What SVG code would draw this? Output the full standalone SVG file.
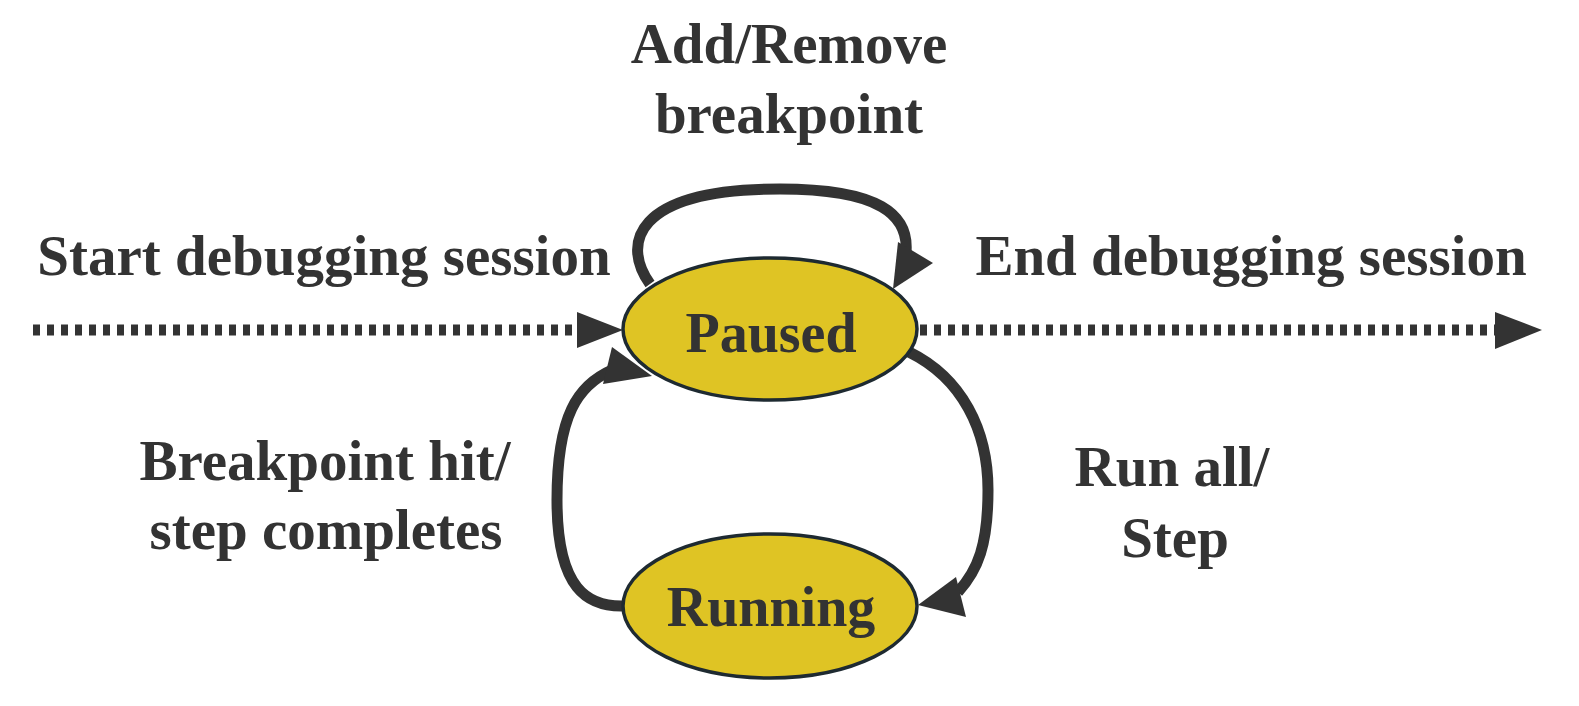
<svg xmlns="http://www.w3.org/2000/svg" width="1579" height="706" viewBox="0 0 1579 706">
<style>
.lbl{font-family:"Liberation Serif","Times New Roman",serif;font-weight:bold;font-size:57px;fill:#333333;text-anchor:middle}
.ntx{font-family:"Liberation Serif","Times New Roman",serif;font-weight:bold;font-size:56px;fill:#333333;text-anchor:middle}
.node{fill:#dfc424;stroke:#1e2a31;stroke-width:3.5}
.edge{fill:none;stroke:#333333;stroke-width:11}
.dot{fill:none;stroke:#333333;stroke-width:11;stroke-dasharray:7 7}
.head{fill:#333333}
</style>
<rect width="1579" height="706" fill="#ffffff"/>
<g id="connectors">
  <path class="dot" d="M33 330 H580"/>
  <polygon class="head" points="577,312 623,330 577,348"/>
  <path class="dot" d="M920 330 H1497"/>
  <polygon class="head" points="1495,312 1542,330 1495,349"/>
  <path class="edge" d="M650 284 C 622 245, 632 189, 780 189 C 880 189, 909 215, 906 252"/>
  <polygon class="head" points="898,242 933,263 893,289"/>
  <path class="edge" d="M909 352 C 962 378, 988 430, 988 490 C 988 545, 978 570, 958 592"/>
  <polygon class="head" points="956,577 966,617 918,605"/>
  <path class="edge" d="M624 606 C 588 607, 557 590, 557 500 C 557 415, 578 385, 612 370"/>
  <polygon class="head" points="612,347 603,384 652,376"/>
</g>
<g id="label-start"><text class="lbl" x="324" y="275">Start debugging session</text></g>
<g id="label-end"><text class="lbl" x="1251" y="275">End debugging session</text></g>
<g id="label-loop"><text class="lbl" x="789" y="63">Add/Remove</text><text class="lbl" x="789" y="133">breakpoint</text></g>
<g id="label-break"><text class="lbl" x="325" y="480">Breakpoint hit/</text><text class="lbl" x="326" y="549">step completes</text></g>
<g id="label-run"><text class="lbl" x="1172" y="486">Run all/</text><text class="lbl" x="1175" y="557">Step</text></g>
<g id="paused"><ellipse class="node" cx="770" cy="329" rx="147" ry="71"/><text class="ntx" x="771" y="352">Paused</text></g>
<g id="running"><ellipse class="node" cx="770" cy="606" rx="147" ry="72"/><text class="ntx" x="771" y="626">Running</text></g>
</svg>
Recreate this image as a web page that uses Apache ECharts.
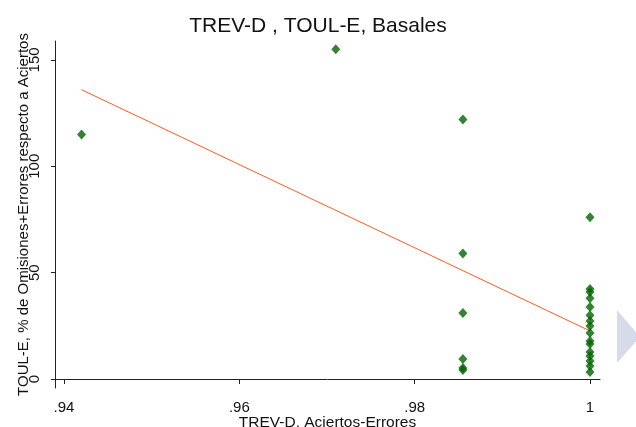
<!DOCTYPE html>
<html><head><meta charset="utf-8">
<script src="https://cdn.jsdelivr.net/npm/echarts@6/dist/echarts.min.js"></script>
<style>html,body{margin:0;padding:0;background:#fff}#c{width:636px;height:427px}</style>
</head><body><div id="c"></div>
<script>
const titleText = 'TREV-D , TOUL-E, Basales';
const xName = 'TREV-D. Aciertos-Errores';
const yName = 'TOUL-E, % de Omisiones+Errores respecto a Aciertos';
const xTicks = [0.94, 0.96, 0.98, 1];
const xTickLabels = ['.94', '.96', '.98', '1'];
const yTicks = [0, 50, 100, 150];
const xVals = [0.942, 0.971, 0.9855, 0.9855, 0.9855, 0.9855, 0.9855, 0.9855,
  1, 1, 1, 1, 1, 1, 1, 1, 1, 1, 1, 1, 1, 1, 1, 1];
const yVals = [115, 155, 122, 59, 31, 9.4, 5.2, 4.2,
  76, 42.3, 40.9, 38, 33.9, 30, 27.3, 24.9, 21.6, 17.9, 16.5, 12.7, 10.8, 8.5, 6.1, 3.3];
const fitX = [0.942, 1];
const fitY = [136, 22.6];

const font = 'Liberation Sans, Arial, sans-serif';
const chart = echarts.init(document.getElementById('c'), null, {renderer: 'canvas'});
chart.setOption({
  animation: false,
  backgroundColor: '#fff',
  title: {text: titleText, left: 'center', top: 11,
    textStyle: {fontFamily: font, fontSize: 21, fontWeight: 'normal', color: '#111'}},
  grid: {left: 55, right: 36, top: 41, bottom: 39, outerBoundsMode: 'none', containLabel: false},
  xAxis: {
    type: 'value', min: 0.93897, max: 1.00114,
    name: xName, nameLocation: 'middle', nameGap: 27, nameMoveOverlap: false,
    nameTextStyle: {fontFamily: font, fontSize: 15.5, color: '#111'},
    axisLine: {show: true, lineStyle: {color: '#222', width: 1}},
    axisTick: {show: true, length: 5, inside: false, customValues: xTicks, lineStyle: {color: '#222'}},
    axisLabel: {customValues: xTicks, fontFamily: font, fontSize: 15, color: '#111', margin: 12,
      formatter: v => xTickLabels[xTicks.findIndex(t => Math.abs(t - v) < 1e-9)] || ''},
    splitLine: {show: false}
  },
  yAxis: {
    type: 'value', min: -4.23, max: 158.9,
    name: yName, nameLocation: 'middle', nameGap: 24, nameMoveOverlap: false,
    nameTextStyle: {fontFamily: font, fontSize: 15, color: '#111'},
    axisLine: {show: true, lineStyle: {color: '#222', width: 1}},
    axisTick: {show: true, length: 4, customValues: yTicks, lineStyle: {color: '#222'}},
    axisLabel: {customValues: yTicks, rotate: 90, fontFamily: font, fontSize: 15, color: '#111', margin: 13},
    splitLine: {show: false}
  },
  series: [
    {type: 'line', data: fitX.map((x, i) => [x, fitY[i]]), symbol: 'none',
      lineStyle: {color: '#ff5a1e', width: 1}, z: 2},
    {type: 'scatter', data: xVals.map((x, i) => [x, yVals[i]]), symbol: 'diamond',
      symbolSize: [9, 10], itemStyle: {color: '#006400'}, z: 3}
  ],
  graphic: [{type: 'polygon', shape: {points: [[617, 310], [640, 337], [617, 363]]},
    style: {fill: '#d7dae8'}}]
});
</script></body></html>
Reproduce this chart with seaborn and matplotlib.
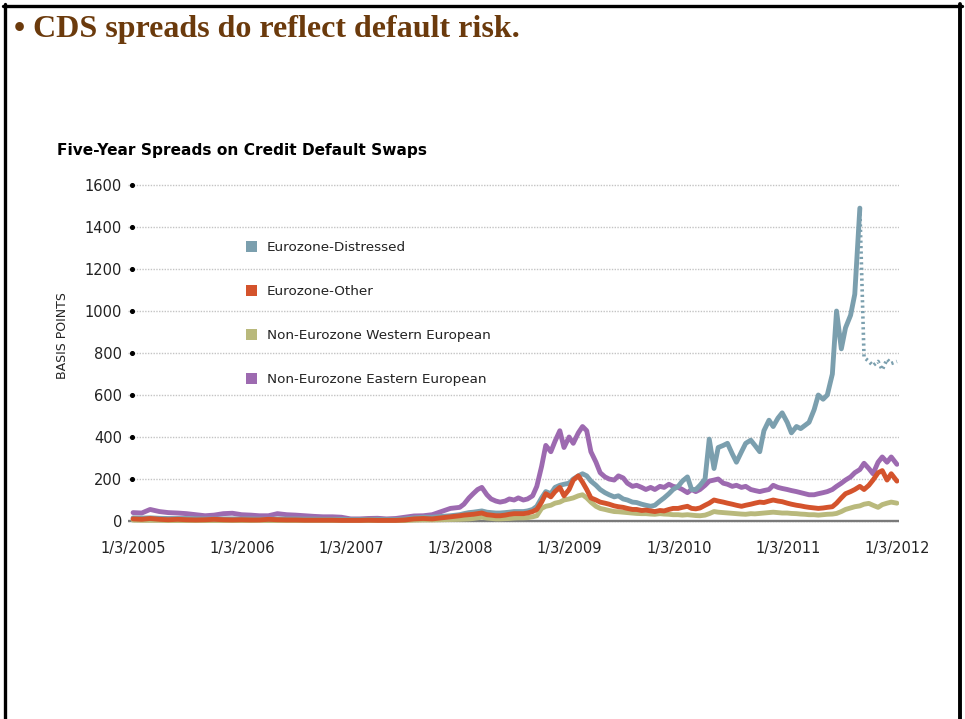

···

■ SET TASK ■
Copy out the records above in full, exactly as written, but not the pictures.

■ EXERCISE RESULT ■
What SVG code would draw this? Output the full standalone SVG file.
<svg xmlns="http://www.w3.org/2000/svg" width="1579" height="706" viewBox="0 0 1579 706">
<style>
.lbl{font-family:"Liberation Serif","Times New Roman",serif;font-weight:bold;font-size:57px;fill:#333333;text-anchor:middle}
.ntx{font-family:"Liberation Serif","Times New Roman",serif;font-weight:bold;font-size:56px;fill:#333333;text-anchor:middle}
.node{fill:#dfc424;stroke:#1e2a31;stroke-width:3.5}
.edge{fill:none;stroke:#333333;stroke-width:11}
.dot{fill:none;stroke:#333333;stroke-width:11;stroke-dasharray:7 7}
.head{fill:#333333}
</style>
<rect width="1579" height="706" fill="#ffffff"/>
<g id="connectors">
  <path class="dot" d="M33 330 H580"/>
  <polygon class="head" points="577,312 623,330 577,348"/>
  <path class="dot" d="M920 330 H1497"/>
  <polygon class="head" points="1495,312 1542,330 1495,349"/>
  <path class="edge" d="M650 284 C 622 245, 632 189, 780 189 C 880 189, 909 215, 906 252"/>
  <polygon class="head" points="898,242 933,263 893,289"/>
  <path class="edge" d="M909 352 C 962 378, 988 430, 988 490 C 988 545, 978 570, 958 592"/>
  <polygon class="head" points="956,577 966,617 918,605"/>
  <path class="edge" d="M624 606 C 588 607, 557 590, 557 500 C 557 415, 578 385, 612 370"/>
  <polygon class="head" points="612,347 603,384 652,376"/>
</g>
<g id="label-start"><text class="lbl" x="324" y="275">Start debugging session</text></g>
<g id="label-end"><text class="lbl" x="1251" y="275">End debugging session</text></g>
<g id="label-loop"><text class="lbl" x="789" y="63">Add/Remove</text><text class="lbl" x="789" y="133">breakpoint</text></g>
<g id="label-break"><text class="lbl" x="325" y="480">Breakpoint hit/</text><text class="lbl" x="326" y="549">step completes</text></g>
<g id="label-run"><text class="lbl" x="1172" y="486">Run all/</text><text class="lbl" x="1175" y="557">Step</text></g>
<g id="paused"><ellipse class="node" cx="770" cy="329" rx="147" ry="71"/><text class="ntx" x="771" y="352">Paused</text></g>
<g id="running"><ellipse class="node" cx="770" cy="606" rx="147" ry="72"/><text class="ntx" x="771" y="626">Running</text></g>
</svg>
Recreate this image as a web page that uses Apache ECharts.
<!DOCTYPE html>
<html><head><meta charset="utf-8">
<script src="https://cdn.jsdelivr.net/npm/echarts@6/dist/echarts.min.js"></script>
<style>html,body{margin:0;padding:0;background:#fff}#c{width:636px;height:427px}</style>
</head><body><div id="c"></div>
<script>
const titleText = 'TREV-D , TOUL-E, Basales';
const xName = 'TREV-D. Aciertos-Errores';
const yName = 'TOUL-E, % de Omisiones+Errores respecto a Aciertos';
const xTicks = [0.94, 0.96, 0.98, 1];
const xTickLabels = ['.94', '.96', '.98', '1'];
const yTicks = [0, 50, 100, 150];
const xVals = [0.942, 0.971, 0.9855, 0.9855, 0.9855, 0.9855, 0.9855, 0.9855,
  1, 1, 1, 1, 1, 1, 1, 1, 1, 1, 1, 1, 1, 1, 1, 1];
const yVals = [115, 155, 122, 59, 31, 9.4, 5.2, 4.2,
  76, 42.3, 40.9, 38, 33.9, 30, 27.3, 24.9, 21.6, 17.9, 16.5, 12.7, 10.8, 8.5, 6.1, 3.3];
const fitX = [0.942, 1];
const fitY = [136, 22.6];

const font = 'Liberation Sans, Arial, sans-serif';
const chart = echarts.init(document.getElementById('c'), null, {renderer: 'canvas'});
chart.setOption({
  animation: false,
  backgroundColor: '#fff',
  title: {text: titleText, left: 'center', top: 11,
    textStyle: {fontFamily: font, fontSize: 21, fontWeight: 'normal', color: '#111'}},
  grid: {left: 55, right: 36, top: 41, bottom: 39, outerBoundsMode: 'none', containLabel: false},
  xAxis: {
    type: 'value', min: 0.93897, max: 1.00114,
    name: xName, nameLocation: 'middle', nameGap: 27, nameMoveOverlap: false,
    nameTextStyle: {fontFamily: font, fontSize: 15.5, color: '#111'},
    axisLine: {show: true, lineStyle: {color: '#222', width: 1}},
    axisTick: {show: true, length: 5, inside: false, customValues: xTicks, lineStyle: {color: '#222'}},
    axisLabel: {customValues: xTicks, fontFamily: font, fontSize: 15, color: '#111', margin: 12,
      formatter: v => xTickLabels[xTicks.findIndex(t => Math.abs(t - v) < 1e-9)] || ''},
    splitLine: {show: false}
  },
  yAxis: {
    type: 'value', min: -4.23, max: 158.9,
    name: yName, nameLocation: 'middle', nameGap: 24, nameMoveOverlap: false,
    nameTextStyle: {fontFamily: font, fontSize: 15, color: '#111'},
    axisLine: {show: true, lineStyle: {color: '#222', width: 1}},
    axisTick: {show: true, length: 4, customValues: yTicks, lineStyle: {color: '#222'}},
    axisLabel: {customValues: yTicks, rotate: 90, fontFamily: font, fontSize: 15, color: '#111', margin: 13},
    splitLine: {show: false}
  },
  series: [
    {type: 'line', data: fitX.map((x, i) => [x, fitY[i]]), symbol: 'none',
      lineStyle: {color: '#ff5a1e', width: 1}, z: 2},
    {type: 'scatter', data: xVals.map((x, i) => [x, yVals[i]]), symbol: 'diamond',
      symbolSize: [9, 10], itemStyle: {color: '#006400'}, z: 3}
  ],
  graphic: [{type: 'polygon', shape: {points: [[617, 310], [640, 337], [617, 363]]},
    style: {fill: '#d7dae8'}}]
});
</script></body></html>
Reproduce this chart with seaborn and matplotlib.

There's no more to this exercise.